Продолжаем наш путь через город горняков Ткибули.
— Грузия богата углем, — поясняет мне Реваз. — Уже в конце прошлого века известный русский ученый Менделеев обращал внимание на то, что добыча угля обещает быть особенно высокой в районе Кутаиси, тем более что уже в то время из Кутаиси в Ткибули была построена железная дорога, а толщина угольного пласта в районе Ткибули достигает порой 15 метров.
Жаль, что из-за недостатка времени мы не можем сделать остановку в прекрасном старом городе Кутаиси. Здесь на Городской окраине сосредоточены гигантские предприятия тяжелой и легкой промышленности. Мощнейший завод грузовых автомобилей, построенный после войны, относится к числу крупнейших предприятий Советского Союза.
— Район Кутаиси — Ткибули — это один из трех промышленных центров, — объясняет мне Реваз. — Здесь, как видите, ведется интенсивная добыча угля и сосредоточены главным образом машиностроение и легкая промышленность.
— Три таких крупных промышленных центра — это меня, по правде говоря, удивляет. В республике с пятимиллионным населением, которую в Европе более склонны считать идиллическим краем виноградников, чайных плантаций, цитрусовых…
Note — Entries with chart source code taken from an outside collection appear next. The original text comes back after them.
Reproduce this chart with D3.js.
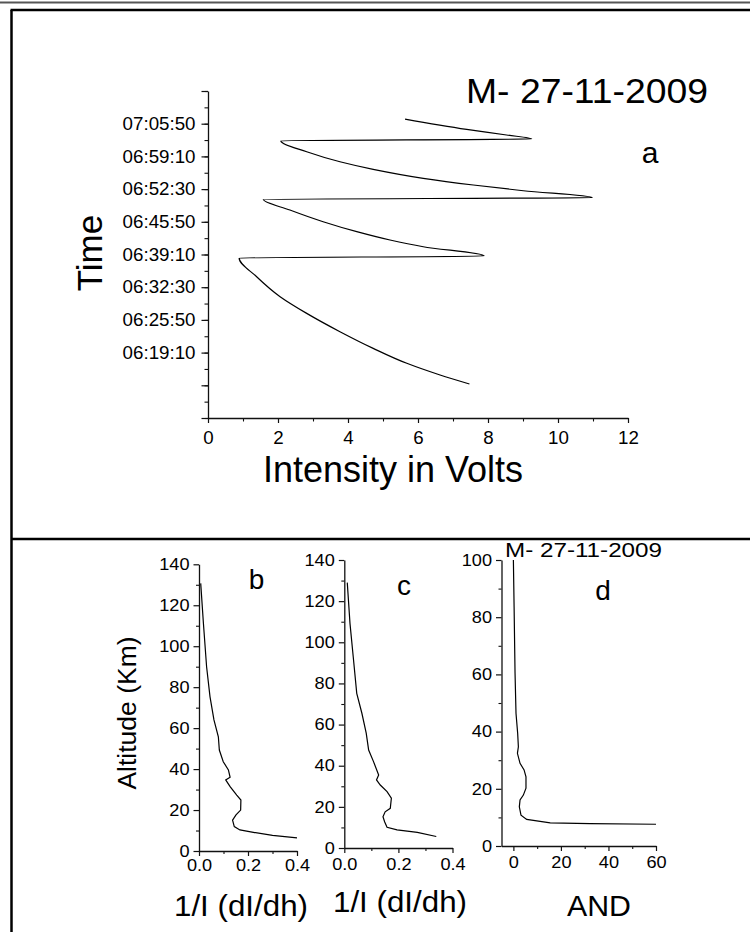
<!DOCTYPE html>
<html>
<head>
<meta charset="utf-8">
<script src="https://cdn.jsdelivr.net/npm/d3@7"></script>
<style>
body { margin: 0; background: #fff; }
text { font-family: "Liberation Sans", Arial, sans-serif; fill: #000; }
</style>
</head>
<body>
<div id="chart"></div>
<script>
// ---- panel a : intensity vs time ----
var timeA = ["06:12:46","06:14:36","06:16:59","06:20:02","06:23:26","06:27:10","06:30:34","06:34:38","06:38:27",
  "06:38:52","06:40:45","06:42:07","06:43:49","06:45:51","06:48:14","06:50:25",
  "06:50:45","06:52:10","06:53:20","06:54:42","06:56:32","06:58:05","07:00:07","07:02:22",
  "07:02:43","07:03:32","07:04:41","07:06:47"]
var voltsA = [7.47,6.63,5.68,4.72,3.77,2.82,2.06,1.39,0.89,
  7.89,6.15,5.2,4.25,3.29,2.34,1.58,
  10.98,9.01,7.58,6.15,4.72,3.77,2.82,2.08,
  9.25,8.53,7.39,5.63]
var timeLabels = ["06:19:10","06:25:50","06:32:30","06:39:10","06:45:50","06:52:30","06:59:10","07:05:50"]
var timeUnlabeled = ["06:05:50","06:12:30","07:12:30"]
var voltTicks = [0,2,4,6,8,10,12]

// ---- panels b, c, d : altitude profiles ----
var altB = [130.7,111.2,90,75.3,64,55.8,49.3,43.6,39.6,36,34.7,31.4,27.3,24.9,20,17.6,15.1,11.9,10.3,9.1,7.6,6.4]
var valB = [0.007,0.018,0.031,0.045,0.061,0.079,0.083,0.099,0.12,0.127,0.109,0.127,0.154,0.171,0.17,0.151,0.137,0.144,0.167,0.222,0.3,0.4]
var altC = [129,109.2,93,75.2,65.5,55.8,47.6,42,35.5,33.1,30.6,27.4,24.2,19.3,17.6,15.2,12.8,10.1,8.8,7.6,5.6]
var valC = [0.011,0.021,0.033,0.046,0.065,0.081,0.09,0.108,0.127,0.119,0.133,0.158,0.174,0.17,0.151,0.143,0.149,0.158,0.195,0.27,0.34]
var altD = [100,83.7,60.4,46.4,39.4,34.7,32.4,28.9,26.6,24.2,20.2,17.8,16.1,13.7,10.8,9.3,8.1,7.8,7.6]
var andD = [0,0.3,0.7,1.1,1.8,2.1,1.7,2.8,4.5,5.3,5.3,4.2,2.8,2.5,3.2,5.6,15.5,32.3,60]
var altTicksBC = [0,20,40,60,80,100,120,140]
var altTicksD = [0,20,40,60,80,100]
var gradTicks = [0,0.2,0.4]
var andTicks = [0,20,40,60]

var svg = d3.select("#chart").append("svg")
  .attr("width", 750)
  .attr("height", 932)

var parseT = d3.timeParse("%H:%M:%S")
var fmtT = d3.timeFormat("%H:%M:%S")

// frame
svg.append("line").attr("x1",0).attr("x2",750).attr("y1",2.5).attr("y2",2.5).attr("stroke","#555").attr("stroke-width",2)
svg.append("line").attr("x1",10.5).attr("x2",750).attr("y1",10).attr("y2",10).attr("stroke","#000").attr("stroke-width",2.5)
svg.append("line").attr("x1",11.5).attr("x2",11.5).attr("y1",10).attr("y2",932).attr("stroke","#000").attr("stroke-width",2.5)
svg.append("line").attr("x1",11.5).attr("x2",750).attr("y1",539).attr("y2",539).attr("stroke","#000").attr("stroke-width",2.5)

// widen glyphs a little, like the original
function stretch(sel, k) {
  sel.each(function () {
    var w = this.getComputedTextLength()
    if (w > 0) d3.select(this).attr("textLength", w * k).attr("lengthAdjust", "spacingAndGlyphs")
  })
}
function styleAxis(g, fs, k) {
  g.attr("font-size", fs)
  g.select(".domain").attr("stroke", "#111").attr("stroke-width", 1.3)
  g.selectAll(".tick line").attr("stroke", "#111").attr("stroke-width", 1.2)
  g.selectAll("text").attr("fill", "#000")
  stretch(g.selectAll("text"), k)
}
function minor(g, axis) {
  g.call(axis)
  g.select(".domain").remove()
  g.selectAll(".tick line").attr("stroke", "#111").attr("stroke-width", 1.1)
}

// ===== panel a =====
var xA = d3.scaleLinear().domain([0, 12]).range([208, 628])
var yA = d3.scaleTime().domain([parseT("06:05:50"), parseT("07:12:30")]).range([418, 91])

var majorT = timeUnlabeled.concat(timeLabels).map(parseT)
var labelSet = new Set(timeLabels)
var minorT = d3.range(yA.domain()[0].getTime(), yA.domain()[1].getTime() + 1, 200000).map(function (d) { return new Date(d) })

minor(svg.append("g").attr("transform", "translate(208,0)"),
  d3.axisLeft(yA).tickValues(minorT).tickSize(3.5).tickFormat(""))
var gyA = svg.append("g").attr("transform", "translate(208,0)")
  .call(d3.axisLeft(yA).tickValues(majorT).tickSize(6.5).tickSizeOuter(0).tickPadding(6)
    .tickFormat(function (d) { return labelSet.has(fmtT(d)) ? fmtT(d) : "" }))
styleAxis(gyA, 17.5, 1.07)

minor(svg.append("g").attr("transform", "translate(0,418)"),
  d3.axisBottom(xA).tickValues(d3.range(1, 12, 2)).tickSize(3.5).tickFormat(""))
var gxA = svg.append("g").attr("transform", "translate(0,418)")
  .call(d3.axisBottom(xA).tickValues(voltTicks).tickSize(5).tickSizeOuter(0).tickPadding(8))
styleAxis(gxA, 18, 1.04)

var lineA = d3.line()
  .x(function (d, i) { return xA(voltsA[i]) })
  .y(function (d) { return yA(parseT(d)) })
  .curve(d3.curveMonotoneY)
svg.append("path").datum(timeA)
  .attr("d", lineA)
  .attr("fill", "none").attr("stroke", "#000").attr("stroke-width", 1.2)

svg.append("text").attr("transform", "translate(102,253) rotate(-90)")
  .attr("text-anchor", "middle").attr("font-size", 35).text("Time")
svg.append("text").attr("x", 393).attr("y", 482).attr("text-anchor", "middle")
  .attr("font-size", 36).text("Intensity in Volts")
svg.append("text").attr("x", 466).attr("y", 103).attr("font-size", 35)
  .attr("textLength", 242).attr("lengthAdjust", "spacingAndGlyphs").text("M- 27-11-2009")
svg.append("text").attr("x", 650).attr("y", 163).attr("text-anchor", "middle")
  .attr("font-size", 30).text("a")

// ===== panels b, c, d =====
function profile(opt) {
  var x = d3.scaleLinear().domain(opt.xDomain).range(opt.xRange)
  var y = d3.scaleLinear().domain(opt.yDomain).range(opt.yRange)
  var x0 = opt.xRange[0], y0 = opt.yRange[0]

  minor(svg.append("g").attr("transform", "translate(" + x0 + ",0)"),
    d3.axisLeft(y).tickValues(opt.yMinor).tickSize(3).tickFormat(""))
  var gy = svg.append("g").attr("transform", "translate(" + x0 + ",0)")
    .call(d3.axisLeft(y).tickValues(opt.yTicks).tickSize(5.5).tickSizeOuter(0).tickPadding(4))
  styleAxis(gy, 16.5, 1.1)

  minor(svg.append("g").attr("transform", "translate(0," + y0 + ")"),
    d3.axisBottom(x).tickValues(opt.xMinor).tickSize(3).tickFormat(""))
  var gx = svg.append("g").attr("transform", "translate(0," + y0 + ")")
    .call(d3.axisBottom(x).tickValues(opt.xTicks).tickSize(5).tickSizeOuter(0).tickPadding(opt.xPad)
      .tickFormat(opt.xFormat))
  styleAxis(gx, 16.5, 1.1)

  var line = d3.line()
    .x(function (d, i) { return x(opt.vals[i]) })
    .y(function (d) { return y(d) })
  svg.append("path").datum(opt.alts)
    .attr("d", line)
    .attr("fill", "none").attr("stroke", "#000").attr("stroke-width", 1.2)

  svg.append("text").attr("x", opt.letter[1]).attr("y", opt.letter[2])
    .attr("text-anchor", "middle").attr("font-size", 28).text(opt.letter[0])
  svg.append("text").attr("x", opt.title[1]).attr("y", opt.title[2])
    .attr("text-anchor", "middle").attr("font-size", 29)
    .attr("textLength", opt.title[3]).attr("lengthAdjust", "spacingAndGlyphs")
    .text(opt.title[0])
}

profile({
  xDomain: [0, 0.4], xRange: [199, 297], yDomain: [0, 140], yRange: [851, 564.3],
  xTicks: gradTicks, xMinor: [0.1, 0.3], yTicks: altTicksBC, yMinor: d3.range(10, 140, 20),
  xFormat: d3.format(".1f"), xPad: 3.5,
  alts: altB, vals: valB, letter: ["b", 256.5, 589], title: ["1/I (dI/dh)", 241, 916, 134]
})
profile({
  xDomain: [0, 0.4], xRange: [344.3, 452.5], yDomain: [0, 140], yRange: [848, 560],
  xTicks: gradTicks, xMinor: [0.1, 0.3], yTicks: altTicksBC, yMinor: d3.range(10, 140, 20),
  xFormat: d3.format(".1f"), xPad: 5,
  alts: altC, vals: valC, letter: ["c", 404, 595], title: ["1/I (dI/dh)", 400, 912, 134]
})
profile({
  xDomain: [-5, 60], xRange: [501.5, 656], yDomain: [0, 100], yRange: [846, 560],
  xTicks: andTicks, xMinor: [10, 30, 50], yTicks: altTicksD, yMinor: d3.range(10, 100, 20),
  xFormat: d3.format("d"), xPad: 5,
  alts: altD, vals: andD, letter: ["d", 603, 600], title: ["AND", 599, 916, 64]
})

svg.append("text").attr("transform", "translate(136,713) rotate(-90)")
  .attr("text-anchor", "middle").attr("font-size", 26.5).text("Altitude (Km)")
svg.append("text").attr("x", 505).attr("y", 557).attr("font-size", 20)
  .attr("textLength", 157).attr("lengthAdjust", "spacingAndGlyphs").text("M- 27-11-2009")
</script>
</body>
</html>
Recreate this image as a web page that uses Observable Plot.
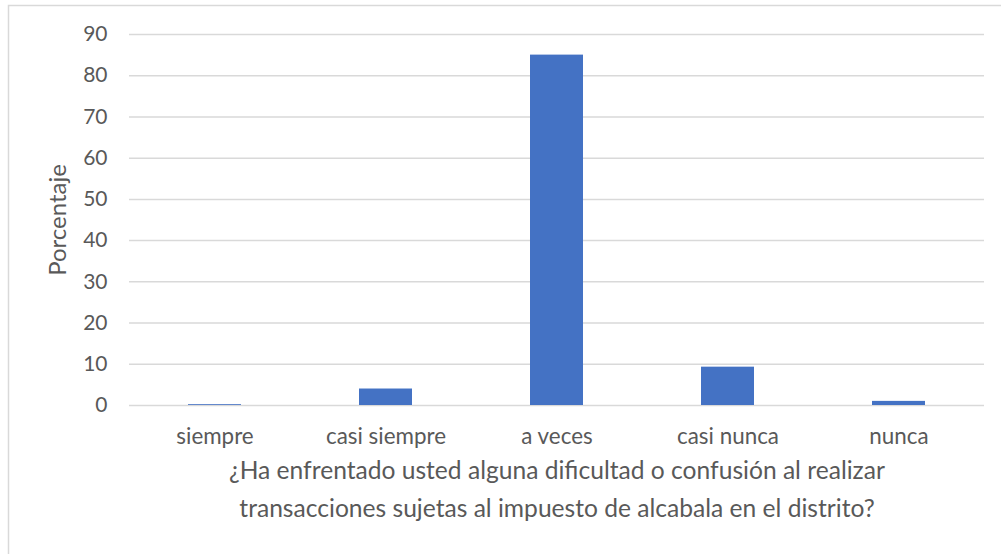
<!DOCTYPE html>
<html>
<head>
<meta charset="utf-8">
<script src="https://cdn.jsdelivr.net/npm/d3@7"></script>
<script src="https://cdn.jsdelivr.net/npm/@observablehq/plot@0.6"></script>
<style>
  body { margin: 0; background: #fff; }
  #chart svg { display: block; }
</style>
</head>
<body>
<div id="chart"></div>
<script>
const categories = ["siempre", "casi siempre", "a veces", "casi nunca", "nunca"];
const values = [0.2, 4.0, 85.0, 9.3, 1.0];
const yTicks = [0, 10, 20, 30, 40, 50, 60, 70, 80, 90];
const xTitle = ["¿Ha enfrentado usted alguna dificultad o confusión al realizar", "transacciones sujetas al impuesto de alcabala en el distrito?"];
const yTitle = "Porcentaje";

const data = categories.map((c, i) => ({ category: c, value: values[i] }));
const textColor = "#595959";
const font = "Lato, 'Open Sans', sans-serif";

const border = (index, scales, vals, dims) => {
  const r = document.createElementNS("http://www.w3.org/2000/svg", "rect");
  r.setAttribute("x", 8.5);
  r.setAttribute("y", 5.5);
  r.setAttribute("width", dims.width);
  r.setAttribute("height", dims.height);
  r.setAttribute("fill", "none");
  r.setAttribute("stroke", "#d9d9d9");
  r.setAttribute("stroke-width", 1.5);
  return r;
};

const chart = Plot.plot({
  width: 1001,
  height: 554,
  marginLeft: 129,
  marginRight: 17,
  marginTop: 34,
  marginBottom: 149,
  style: { fontFamily: font, color: textColor, background: "#fff" },
  x: { domain: categories, paddingInner: 0.69, paddingOuter: 0.345, label: null, tickSize: 0 },
  y: { domain: [0, 90], ticks: yTicks, label: null, tickSize: 0 },
  marks: [
    border,
    Plot.gridY(yTicks, { stroke: "#d9d9d9", strokeOpacity: 1, strokeWidth: 1.5 }),
    Plot.barY(data, { x: "category", y: "value", fill: "#4472c4" }),
    Plot.axisY(yTicks, { tickSize: 0, tickPadding: 22, fontSize: 21, fill: textColor, label: null }),
    Plot.axisX({ tickSize: 0, tickPadding: 23, fontSize: 22.4, fill: textColor, label: null }),
    Plot.text([yTitle], { frameAnchor: "left", textAnchor: "middle", rotate: -90, dx: -71, fontSize: 24, fill: textColor }),
    Plot.text([xTitle.join("\n")], { frameAnchor: "bottom", dy: 80, lineHeight: 1.55, fontSize: 24.6, fill: textColor, lineAnchor: "middle" })
  ]
});
document.getElementById("chart").appendChild(chart);
</script>
</body>
</html>
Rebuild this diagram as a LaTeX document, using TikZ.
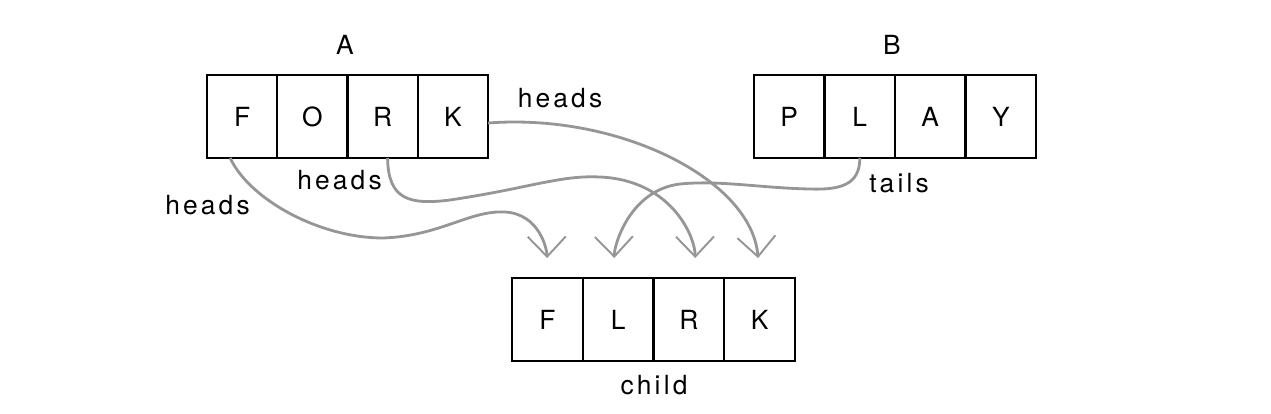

— …и раем, в котором люди просто пожинают плоды, — добавляет Реваз, его аскетическое лицо искажает досадливая гримаса. — Черт знает откуда берется такая глупость! Тот, кто так говорит, должен был бы прежде сам все хорошенько посмотреть.
— Вот видите, этого-то я и хочу! Мне хочется, например, посмотреть Кутаиси, а вы не даете этого сделать, — говорю я с деланным возмущением.
Все смеются. Но затем Реваз вновь просит меня проявить понимание. Праздник поэзии в Рустави из-за нас переносить не будут. А мы должны еще пересечь Малый Кавказ. Его высота почти три тысячи метров. Кто знает, какие там дороги!
Действительно, кто знает! Гоги вздыхает, и его орлиный взгляд омрачается.
— Если бы из Тбилиси мы поехали прямо на Ахалцихе и не свернули бы с пути в Гори, то никаких причин для беспокойства у нас не было бы. Тбилиси — Гори — Хашури — Ахалцихе — это все прекрасные дороги. А здесь? До Абастумани они проходят только через небольшие населенные пункты: через Маяковский, Саирме…
— Стоп! — Я трогаю его за плечо. — Вы только что сказали "Маяковский"?
Гоги заметно мешкает с ответом. Считая, что он уже и так много вмешивался в дела своих пассажиров, Гоги хочет, чтобы на мой вопрос ответил Реваз. Но поскольку Реваз тоже молчит, Гоги, наконец, говорит:
— Мы едем через Маяковский, прежний Багдади, он сегодня называется по имени поэта, который здесь родился.
Это известие действует на меня как электрошок. В то же мгновение у меня созревает решение: чтобы там ни было, но в Маяковском мы остановимся! У меня быстро возникает план, как уговорить Реваза. Но не все так просто. Он ведь и сам не промах. О Маяковском, разумеется, поначалу ни слова. Вначале я пытаюсь убедить Гоги в том, что дорога через Секарийский перевал, как мне будто бы рассказывал один шофер в Тбилиси, находится в отличном состоянии и не уступает лучшим дорогам столицы. Так я надеюсь сделать Гоги своим союзником. Но его серые глаза в отражении зеркала остаются неподвижными.
Внезапно Кетеван поворачивается к мужу и говорит (специально по-русски, чтобы ее слова мог понять и я):
— Реваз, а как ты смотришь на то, чтобы мы немного посмотрели Багдади? Ведь все равно мы будем проезжать мимо.
При этом в ее глазах мелькает едва заметная улыбка, и я еще раз убеждаюсь в том, что она женщина умная.